Foram nove atacantes, apenas quatro zagueiros e três laterais aptos a jogar partidas de verdade. Daniel Alves, 39, só esteve em campo quando o duelo não valia nada –contra Camarões, na primeira fase, com a classificação assegurada– ou quando o dia estava resolvido –entrou contra o Coreia do Sul, no segundo tempo das oitavas de final, com o placar em 4 a 0.
No momento crucial, sua presença em campo não foi nem cogitada. Chamado pela boa relação com os companheiros, viu do banco a seleção ser escalada com improvisações nas duas laterais: a direita ficou foi ocupada pelo beque Éder Militão; a esquerda ficou com o lateral direito Danilo. Se não era fácil prever as lesões que atrapalharam a caminhada, preparar-se para elas estava ao alcance.
Claro, a história seria outra se o chute de Petkovic não tivesse sido desviado em Marquinhos. Se Alisson tivesse exibido maior rapidez para reagir a uma bola que não era indefensável. Se Casemiro tivesse percebido que é melhor estar suspenso das semifinais do que eliminado da Copa –ele teve a chance de fazer a falta em Modric, o que provavelmente lhe renderia cartão e gancho automático.
A eliminação de 2018, como quase todas, também teve os seus "se". Fernandinho, como Casemiro, teve oportunidade de parar um contra-ataque e preferiu não o fazer. Renato Augusto teve nos pés a bola do empate e falhou. Mas a Bélgica –que surpreendeu Tite com Lukaku aberto e De Bruyne adiantado– já tinha construído boa vantagem. Quando o Brasil reagiu, era tarde.
Na ocasião, como agora, o gaúcho evitou apontar erros próprios.
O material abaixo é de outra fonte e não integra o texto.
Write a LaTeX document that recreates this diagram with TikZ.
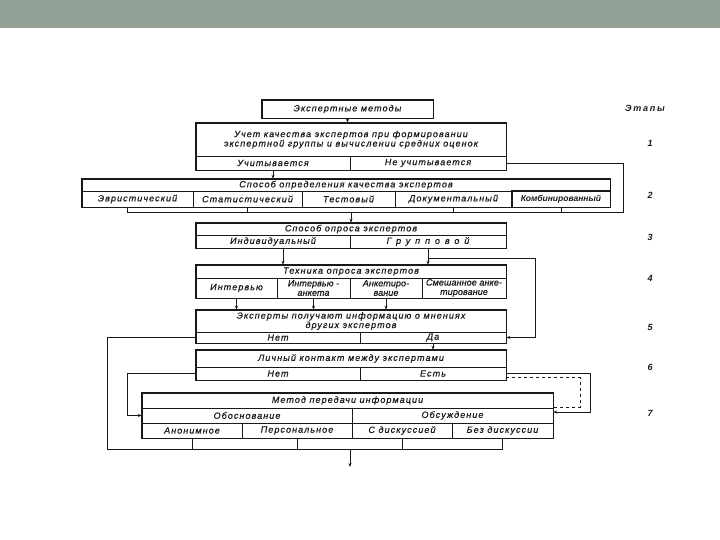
\documentclass[tikz,border=0pt]{standalone}
\usepackage{fontspec}
\setmainfont{Liberation Sans}
\usetikzlibrary{arrows.meta}
\definecolor{bandgrey}{RGB}{147,161,150}
\definecolor{ink}{RGB}{25,25,25}
\tikzset{
  cell/.style={draw=ink, line width=0.5pt, inner sep=0pt, align=center, text=ink,
    font=\itshape\fontsize{9}{9.4}\selectfont\addfontfeature{LetterSpace=12,FakeBold=0.6}},
  tightcell/.style={cell, font=\itshape\fontsize{9}{9.4}\selectfont\addfontfeature{LetterSpace=1,FakeBold=0.6}},
  frame/.style={draw=ink, line width=1.3pt},
  link/.style={draw=ink, line width=0.8pt},
  arr/.style={link, -{Stealth[length=4pt,width=3pt]}},
  stage/.style={font=\bfseries\itshape\fontsize{9}{9}\selectfont\addfontfeature{LetterSpace=20}, text=ink}
}
\begin{document}
\begin{tikzpicture}[x=1pt,y=-1pt]
			%%%%% START %%%%%
			\useasboundingbox (0,0) rectangle (720,540);
			\fill[bandgrey] (0,0) rectangle (720,28);
			
			% stage 0
			\node[cell, minimum width=171, minimum height=18] (methods) at (347.5,109) {Экспертные методы};
			\draw[frame] (methods.north west) rectangle (methods.south east);
			
			% stage 1
			\node[cell, minimum width=310, minimum height=33] (b1t) at (351,139.5) {Учет качества экспертов при формировании\\экспертной группы и вычислении средних оценок};
			\node[cell, minimum width=154, minimum height=14] (b1a) at (273,163) {Учитывается};
			\node[cell, minimum width=156, minimum height=14] (b1b) at (428,163) {Не учитывается};
			\draw[frame] (b1t.north west) rectangle (b1b.south east);
			
			% stage 2
			\node[cell, minimum width=528, minimum height=12] (b2t) at (346,185) {Способ определения качества экспертов};
			\node[cell, minimum width=111, minimum height=16] (b2a) at (137.5,199) {Эвристический};
			\node[cell, minimum width=109, minimum height=16] (b2b) at (247.5,199) {Статистический};
			\node[cell, minimum width=93, minimum height=16] (b2c) at (348.5,199) {Тестовый};
			\node[cell, minimum width=117, minimum height=16] (b2d) at (453.5,199) {Документальный};
			\node[tightcell, minimum width=98, minimum height=16, font=\bfseries\itshape\fontsize{8.5}{9}\selectfont] (b2e) at (561,199) {Комбинированный};
			\draw[frame] (b2t.north west) rectangle (b2e.south east);
			\draw[frame] (b2e.north west) rectangle (b2e.south east);
			
			% stage 3
			\node[cell, minimum width=310, minimum height=12] (b3t) at (351,229) {Способ опроса экспертов};
			\node[cell, minimum width=154, minimum height=13] (b3a) at (273,241.5) {Индивидуальный};
			\node[cell, minimum width=156, minimum height=13, font=\itshape\fontsize{9}{9.4}\selectfont\addfontfeature{LetterSpace=55,FakeBold=0.6}] (b3b) at (428,241.5) {Групповой};
			\draw[frame] (b3t.north west) rectangle (b3b.south east);
			
			% stage 4
			\node[cell, minimum width=310, minimum height=13] (b4t) at (351,271.5) {Техника опроса экспертов};
			\node[cell, minimum width=81, minimum height=20] (b4a) at (236.5,288) {Интервью};
			\node[tightcell, minimum width=73, minimum height=20] (b4b) at (313.5,288) {Интервью -\\анкета};
			\node[tightcell, minimum width=72, minimum height=20] (b4c) at (386,288) {Анкетиро-\\вание};
			\node[tightcell, minimum width=84, minimum height=20] (b4d) at (464,288) {Смешанное анке-\\тирование};
			\draw[frame] (b4t.north west) rectangle (b4d.south east);
			
			% stage 5
			\node[cell, minimum width=310, minimum height=22] (b5t) at (351,321) {Эксперты получают информацию о мнениях\\других экспертов};
			\node[cell, minimum width=164, minimum height=11] (b5a) at (278,337.5) {Нет};
			\node[cell, minimum width=146, minimum height=11] (b5b) at (433,337.5) {Да};
			\draw[frame] (b5t.north west) rectangle (b5b.south east);
			
			% stage 6
			\node[cell, minimum width=310, minimum height=17] (b6t) at (351,358.5) {Личный контакт между экспертами};
			\node[cell, minimum width=164, minimum height=13] (b6a) at (278,373.5) {Нет};
			\node[cell, minimum width=146, minimum height=13] (b6b) at (433,373.5) {Есть};
			\draw[frame] (b6t.north west) rectangle (b6b.south east);
			
			% stage 7
			\node[cell, minimum width=411, minimum height=15] (b7t) at (347.5,400.5) {Метод передачи информации};
			\node[cell, minimum width=210, minimum height=15] (b7l) at (247,415.5) {Обоснование};
			\node[cell, minimum width=201, minimum height=15] (b7r) at (452.5,415.5) {Обсуждение};
			\node[cell, minimum width=100, minimum height=15] (b7a) at (192,430.5) {Анонимное};
			\node[cell, minimum width=110, minimum height=15] (b7b) at (297,430.5) {Персональное};
			\node[cell, minimum width=100, minimum height=15] (b7c) at (402,430.5) {С дискуссией};
			\node[cell, minimum width=101, minimum height=15] (b7d) at (502.5,430.5) {Без дискуссии};
			\draw[frame] (b7t.north west) rectangle (b7d.south east);
			
			% stage numbers
			\node[stage] (stages) at (645,108) {Этапы};
			\foreach \n/\y in {1/143,2/195,3/237,4/278,5/327,6/367,7/413}
				\node[stage] (s\n) at (650,\y) {\n};
			
			% bends and buses
			\coordinate (bus2w) at (127,212);
			\coordinate (bus2e) at (623,212);
			\coordinate (grp) at (535,258);
			\coordinate (bus7w) at (107,449);
			\coordinate (bus7e) at (502.5,449);
			\coordinate (lp6) at (127,415.5);
			\coordinate (rp6) at (590,412);
			\coordinate (dp6) at (580,407);
			\coordinate (out) at (350,467);
			
			% connectors 0 -> 1 -> 2
			\draw[arr] (methods.south) -- (methods.south |- b1t.north);
			\draw[arr] (b1a.south) -- (b1a.south |- b2t.north);
			\draw[link] (b1b.east) -| (bus2e) -- (bus2w);
			\draw[link] (b2a.south -| bus2w) -- (bus2w);
			\draw[link] (b2b.south) -- (b2b.south |- bus2w);
			\draw[link] (b2d.south) -- (b2d.south |- bus2w);
			\draw[link] (b2e.south) -- (b2e.south |- bus2w);
			\draw[arr] (b3t.north |- bus2w) -- (b3t.north);
			
			% connectors 3 -> 4 -> 5
			\draw[arr] ([xshift=10pt]b3a.south) -- ([xshift=10pt]b3a.south |- b4t.north);
			\draw[arr] (b3b.south) -- (b3b.south |- b4t.north);
			\draw[arr] (b3b.south |- grp) -- (grp) |- (b5b.east);
			\draw[arr] (b4a.south) -- (b4a.south |- b5t.north);
			\draw[arr] (b4b.south) -- (b4b.south |- b5t.north);
			\draw[arr] (b4c.south) -- (b4c.south |- b5t.north);
			
			% connectors 5 -> 6 -> 7
			\draw[link] (b5a.west) -| (bus7w) -- (bus7e);
			\draw[arr] (b5b.south) -- (b5b.south |- b6t.north);
			\draw[arr] (b6a.west) -| (lp6) -- (b7l.west |- lp6);
			\draw[arr] (b6b.east) -| (rp6) -- (b7r.east |- rp6);
			\draw[link, dashed] ([yshift=-4pt]b6b.east) -| (dp6) -- (b7r.east |- dp6);
			
			% stage 7 -> out
			\draw[link] (b7a.south) -- (b7a.south |- bus7w);
			\draw[link] (b7b.south) -- (b7b.south |- bus7w);
			\draw[link] (b7c.south) -- (b7c.south |- bus7w);
			\draw[link] (b7d.south) -- (b7d.south |- bus7w);
			\draw[arr] (out |- bus7w) -- (out);
			
			%%%%% END %%%%%
\end{tikzpicture}
\end{document}
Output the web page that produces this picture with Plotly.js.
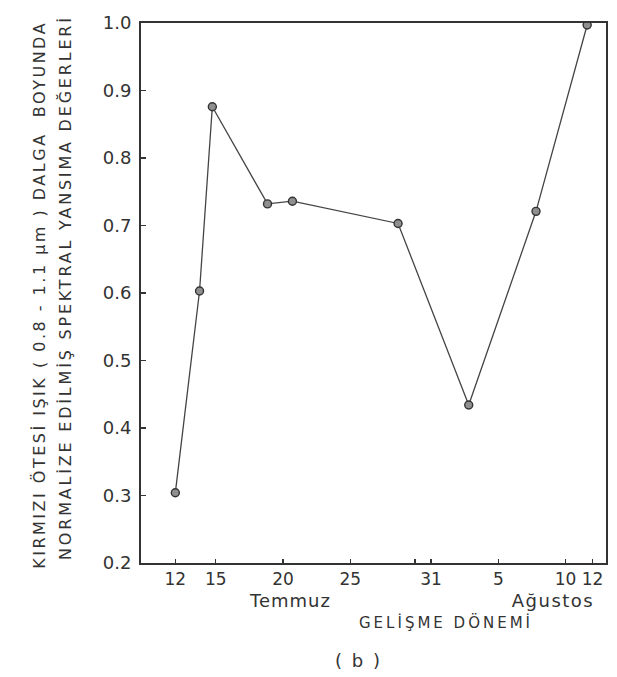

Disse que o goleiro belga "Courtois estava iluminado", reclamou de pênalti em Gabriel Jesus (em quem insistiu até o fim, como fez nas últimas semanas com Raphinha, apesar do nível decepcionante) e voltou a falar de azar. Do jeito Tite. Sem usar essa palavra. "Não gosto de falar em sorte...", declarou. "Futebol tem o aleatório."
O trabalho, porém, era sólido. Contratado por causa de seu histórico retrospecto no Corinthians, o técnico assumiu a seleção na sexta colocação das Eliminatórias para o Mundial –após um fracasso com Dunga na primeira fase da Copa América de 2016– e a levou à Rússia como primeira colocada do classificatório sul-americano.
Por isso, tornou-se o primeiro treinador do time nacional a ter o contrato renovado depois de perder uma Copa do Mundo desde 1978. Respondeu com o título da Copa América de 2019, o vice da Copa América de 2021 e a melhor campanha da história das Eliminatórias da América do Sul no formato de pontos corridos, com incríveis 88,2% de aproveitamento em 17 jogos.
Nessa caminhada, virou também o técnico com maior tempo ininterrupto à frente da seleção: 2.290 dias entre a estreia, um triunfo por 3 a 0 sobre o Equador, fora de casa, pelas Eliminatórias, e o fracasso diante da Croácia. E chegou ao Qatar com a expectativa de brigar pelo título, com uma equipe temida.
A lesão de Neymar logo na primeira partida começou a atrapalhar os planos. O atacante de 30 anos voltou para o mata-mata, mas com evidentes limitações devido ao problema no tornozelo direito. Com o craque inteiro, a história poderia ter sido diferente? Mais um "se" para o técnico, que, em Copas, não tem mais do que as quartas de final para mostrar.